A small scale rebound in the wholesale price of oil and other energy products has given the Canadian Dollar a bit of a fillip. That, plus the pressure the Pound is under regarding the EU exit vote, is pushing the Sterling – Canadian Dollar rate downwards. It seems almost inevitable we will see this slide to C$1.81. That is the 50% retracement level between the 2013 low and the 2015 high. Those who need to buy Sterling against the CAD would do well to target that level or as near to it as you can get because we may well see a bounce from there. If we do, then C$1.87580 is probably the first target. However, if the Pound manages to slink below C$1.81, then we can expect further losses and C$1.73 beckons. This kind of headless-chicken trading will haunt the Pound until the 'Brexit' vote is out of the way and, if the UK votes to leave the EU, further Sterling weakness will follow – at least in the early weeks. Sorry to be the harbinger of doom but traders hate uncertainty and this is about as uncertain as it comes.

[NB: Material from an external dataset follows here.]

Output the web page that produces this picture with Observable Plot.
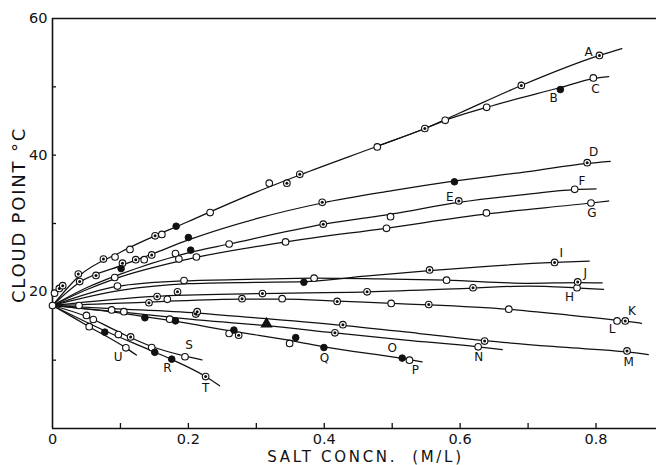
<!DOCTYPE html>
<html>
<head>
<meta charset="utf-8">
<script src="https://cdn.jsdelivr.net/npm/d3@7"></script>
<script src="https://cdn.jsdelivr.net/npm/@observablehq/plot@0.6"></script>
<style>
  body { margin: 0; background: #fff; }
</style>
</head>
<body>
<div id="chart"></div>
<script>
// Cloud point (°C) against salt concentration (M/L): smoothed curves, one per salt series.
const curveA = [[0,18],[0.04,22.4],[0.1,25.8],[0.2,30.3],[0.3,34.6],[0.364,37.1],[0.478,41.3],[0.548,43.9],[0.6,46.2],[0.69,50.2],[0.805,54.6],[0.838,55.6]];
const curveC = [[0.478,41.3],[0.548,43.9],[0.578,45.1],[0.639,47.0],[0.7475,49.9],[0.796,51.2],[0.8186,51.5]];
const curveD = [[0,18],[0.04,21.4],[0.1,23.8],[0.146,25.5],[0.2,27.6],[0.3,30.7],[0.397,33.0],[0.5,34.8],[0.59,36.2],[0.7,37.6],[0.787,38.8],[0.821,39.1]];
const curveEF = [[0,18],[0.05,20.6],[0.1,22.6],[0.2,25.7],[0.26,27.0],[0.4,29.9],[0.5,31.4],[0.598,33.1],[0.7,34.3],[0.7686,34.95],[0.8,35.05]];
const curveG = [[0,18],[0.05,20.3],[0.0916,21.9],[0.2,24.8],[0.343,27.3],[0.49,29.3],[0.639,31.4],[0.7926,33.0],[0.8186,33.3]];
const curveI = [[0,18],[0.1,20.2],[0.2,21.2],[0.3,21.4],[0.37,21.5],[0.46,22.3],[0.555,23.1],[0.65,23.8],[0.739,24.3],[0.79,24.5]];
const curveJ = [[0,18],[0.0956,20.8],[0.1936,21.6],[0.3,21.85],[0.385,22.0],[0.48,21.9],[0.58,21.7],[0.7,21.25],[0.775,21.35],[0.809,21.3]];
const curveH = [[0,18],[0.15,19.35],[0.3,19.75],[0.463,20.0],[0.62,20.55],[0.7,20.85],[0.775,20.55],[0.811,20.35]];
const curveKL = [[0,18],[0.04,18.1],[0.142,18.5],[0.28,18.95],[0.34,18.95],[0.42,18.65],[0.5,18.3],[0.5538,18.1],[0.6716,17.45],[0.76,16.6],[0.843,15.7],[0.867,15.4]];
const curveM = [[0,18],[0.087,17.55],[0.213,16.9],[0.3,16.2],[0.4274,15.1],[0.54,13.9],[0.636,12.85],[0.75,11.9],[0.8456,11.2],[0.877,10.8]];
const curveN = [[0,18],[0.105,17.0],[0.218,15.85],[0.315,15.05],[0.4157,14.0],[0.52,12.95],[0.6265,11.95],[0.662,11.55]];
const curveOPQ = [[0,18],[0.1,16.9],[0.18,15.7],[0.267,14.2],[0.355,12.8],[0.4,11.95],[0.515,10.25],[0.544,9.75]];
const curveS = [[0,18],[0.055,16.2],[0.1,14.0],[0.146,12.0],[0.195,10.6],[0.22,10.05]];
const curveRT = [[0,18],[0.077,14.3],[0.15,11.2],[0.1755,10.1],[0.2254,7.6],[0.246,6.25]];
const curveU = [[0,18],[0.054,14.9],[0.108,11.8],[0.1235,10.75]];

// Measured points, by symbol
const openPts = [[0,18],[0.003,19.8],[0.092,25.1],[0.114,26.2],[0.161,28.4],[0.232,31.6],[0.319,35.9],[0.478,41.2],
  [0.578,45.1],[0.639,47.0],[0.796,51.3],
  [0.135,24.7],[0.181,25.6],[0.26,27.0],[0.4975,31.0],[0.7686,35.0],
  [0.0916,22.1],[0.186,24.8],[0.2118,25.1],[0.343,27.3],[0.4916,29.3],[0.6387,31.55],[0.7926,33.0],
  [0.0956,20.85],[0.1936,21.65],[0.385,22.0],[0.58,21.7],[0.772,20.6],
  [0.039,18.0],[0.169,18.9],[0.338,19.0],[0.4985,18.3],[0.6716,17.46],[0.831,15.75],
  [0.087,17.35],[0.105,17.1],[0.6265,11.95],
  [0.1725,16.0],[0.26,13.9],[0.349,12.45],[0.5254,10.0],
  [0.05,16.55],[0.06,15.95],[0.097,13.75],[0.146,11.85],[0.195,10.5],
  [0.054,14.9],[0.108,11.8]];
const halfPts = [[0.01,20.5],[0.015,20.9],[0.038,22.6],[0.075,24.8],[0.151,28.2],[0.345,35.9],[0.364,37.2],[0.548,43.9],[0.69,50.2],[0.805,54.6],
  [0.04,21.5],[0.064,22.4],[0.103,24.2],[0.1225,24.7],[0.146,25.4],[0.397,33.1],[0.787,38.9],
  [0.3985,29.9],[0.598,33.3],
  [0.555,23.2],[0.739,24.3],[0.773,21.45],
  [0.154,19.3],[0.184,20.0],[0.309,19.75],[0.463,20.0],[0.619,20.6],
  [0.142,18.4],[0.279,19.0],[0.419,18.6],[0.5538,18.15],[0.843,15.75],
  [0.211,16.75],[0.213,17.1],[0.4274,15.2],[0.636,12.8],[0.8456,11.35],
  [0.4157,14.0],[0.274,13.65],[0.115,13.4],[0.2254,7.6]];
const filledPts = [[0.182,29.6],[0.7475,49.6],[0.2,27.95],[0.5916,36.1],[0.101,23.4],[0.2034,26.1],[0.37,21.4],
  [0.136,16.2],[0.181,15.75],[0.267,14.4],[0.358,13.3],[0.3995,11.85],[0.5147,10.3],
  [0.077,14.1],[0.1505,11.15],[0.1755,10.15]];
const trianglePts = [[0.315,15.3]];

// Series letters beside the curves
const labelNames = ["A","B","C","D","E","F","G","I","J","H","K","L","M","N","O","P","Q","S","R","T","U"];
const labelX = [0.789,0.7377,0.799,0.7965,0.5847,0.7794,0.794,0.749,0.784,0.761,0.853,0.8235,0.848,0.6274,0.5,0.534,0.4004,0.201,0.169,0.2254,0.0965];
const labelY = [55.1,48.4,49.6,40.5,33.9,36.2,31.5,25.7,22.8,19.2,17.2,14.5,9.75,10.5,11.7,8.5,10.25,12.2,8.9,5.85,10.5];

// Axis ticks
const xMinorTicks = [0.1,0.2,0.3,0.4,0.5,0.6,0.7,0.8];
const yMinorTicks = [10,20,30,40,50];
const xTickLabels = [0,0.2,0.4,0.6,0.8];
const yTickLabels = [20,40,60];

const xTitle = "SALT CONCN.  (M/L)";
const yTitle = "CLOUD POINT °C";

const curves = [["A",curveA],["C",curveC],["D",curveD],["EF",curveEF],["G",curveG],["I",curveI],["J",curveJ],["H",curveH],
  ["KL",curveKL],["M",curveM],["N",curveN],["OPQ",curveOPQ],["S",curveS],["RT",curveRT],["U",curveU]];
const lineRows = curves.flatMap(([id, pts]) => pts.map(([x, y]) => ({id, x, y})));
const labels = labelNames.map((t, i) => ({t, x: labelX[i], y: labelY[i]}));

const px = d => d[0], py = d => d[1];

const chart = Plot.plot({
  width: 657,
  height: 465,
  marginLeft: 52,
  marginRight: 1,
  marginTop: 18,
  marginBottom: 37,
  x: {domain: [0, 0.889]},
  y: {domain: [0, 60]},
  style: {fontFamily: "DejaVu Sans, sans-serif", fontSize: "14.5px", color: "#111", background: "#fff"},
  marks: [
    Plot.ruleY([0, 60], {stroke: "#111", strokeWidth: 1.6}),
    Plot.ruleX([0], {stroke: "#111", strokeWidth: 1.6}),
    Plot.axisX(xMinorTicks, {tickSize: -5, tickFormat: () => "", label: null, strokeWidth: 1.3}),
    Plot.axisY(yMinorTicks, {tickSize: -4, tickFormat: () => "", label: null, strokeWidth: 1.3}),
    Plot.axisX(xTickLabels, {tickSize: 0, tickPadding: 5, label: null, tickFormat: d => String(d)}),
    Plot.axisY(yTickLabels, {tickSize: 0, tickPadding: 5, label: null}),
    Plot.line(lineRows, {x: "x", y: "y", z: "id", curve: "monotone-x", stroke: "#111", strokeWidth: 1.25}),
    Plot.dot(openPts, {x: px, y: py, r: 3.3, fill: "#fff", stroke: "#111", strokeWidth: 1.1}),
    Plot.dot(halfPts, {x: px, y: py, r: 3.3, fill: "#fff", stroke: "#111", strokeWidth: 1.1}),
    Plot.dot(halfPts, {x: px, y: py, r: 1.5, fill: "#111"}),
    Plot.dot(filledPts, {x: px, y: py, r: 3.3, fill: "#111", stroke: "#111", strokeWidth: 1}),
    Plot.dot(trianglePts, {x: px, y: py, r: 3.6, symbol: "triangle", fill: "#111", stroke: "#111"}),
    Plot.text(labels, {x: "x", y: "y", text: "t", fontSize: 12, fill: "#111"}),
    Plot.text([xTitle], {frameAnchor: "bottom", textAnchor: "middle", lineAnchor: "bottom", dx: 11, dy: 33, fontSize: 15, fill: "#111"}),
    Plot.text([yTitle], {frameAnchor: "left", textAnchor: "middle", rotate: -90, dx: -33, dy: -8.5, fontSize: 18, fill: "#111"})
  ]
});

d3.select(chart).selectAll("text")
  .filter(function () { return this.textContent === xTitle; })
  .style("letter-spacing", "2.7px").style("white-space", "pre");
d3.select(chart).selectAll("text")
  .filter(function () { return this.textContent === yTitle; })
  .style("letter-spacing", "1.8px");

document.getElementById("chart").append(chart);
</script>
</body>
</html>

To the east of the Channel, the European Central Bank is committing itself to doing whatever it takes to reinvigorate the EU economy and the Euro is weaker today than it was yesterday as a result. To the west, the impending EU exit vote is taking centre stage and the BOE is almost a side issue. The result is that the Pound is being ...well, pounded and the Euro is being flattered by the weakness that sterling is suffering. The €1.23 level is very important. It marks a 50% retracement of the 2008 low to the 2015 high. If Sterling can hold in here, and technically speaking this ought to provide a significant amount of support for the Pound, then we may well see a bounce but, if €1.23 gives way, the GBPEUR exchange rate is likely to drive down to €1.20. That is the trendline support that started back in 2009. This trendline has been tested on numerous occasions and has stopped the Pound from falling lower. With the Brexit vote a couple of months away, I wouldn't be surprised if that level broke; at least in the short term.
As far as the Sterling – NZ Dollar exchange rate goes, the NZ$2.05 level appears to be providing sufficient support for the Pound at the moment. That has certainly been the case for the last six weeks and this at a time when Sterling has been diving against most other currencies. If this level holds, then the bounce in this pair could see us back up to NZ$2.10 pretty quickly and maybe even NZ$2.16 in the medium term. The Reserve Bank of New Zealand is very concerned over the strong NZ Dollar and the impact it has on exports and they have been actively cutting their base rate; ostensibly to boost domestic growth but knowing that is also weakens the currency. However; with Sterling being so damaged by the impending EU referendum, it is hard to see Sterling making any headway against the NZD or to see the NZD fall too much when the base rate is still 2.25% and that is very attractive to investors who are getting virtually no yield anywhere else.
Fed Chair, Janet Yellen sees no bubble in the US economy but the US Dollar stubbornly refuses to weaken. The Sterling – US Dollar rate bounced in February but the UK EU exit vote is looming and the Pound has given up most of the gains as traders run scared. You can see the small upward trend that started in Feb but the more important level seems to be the psychological barrier of $1.4000. If Sterling can maintain itself above that level, we will see a bounce in this pair but if the fear of the Brexit vote overwhelms the Pound, we will be back at $1.38 before we know it and perhaps $1.35 within the next couple of months.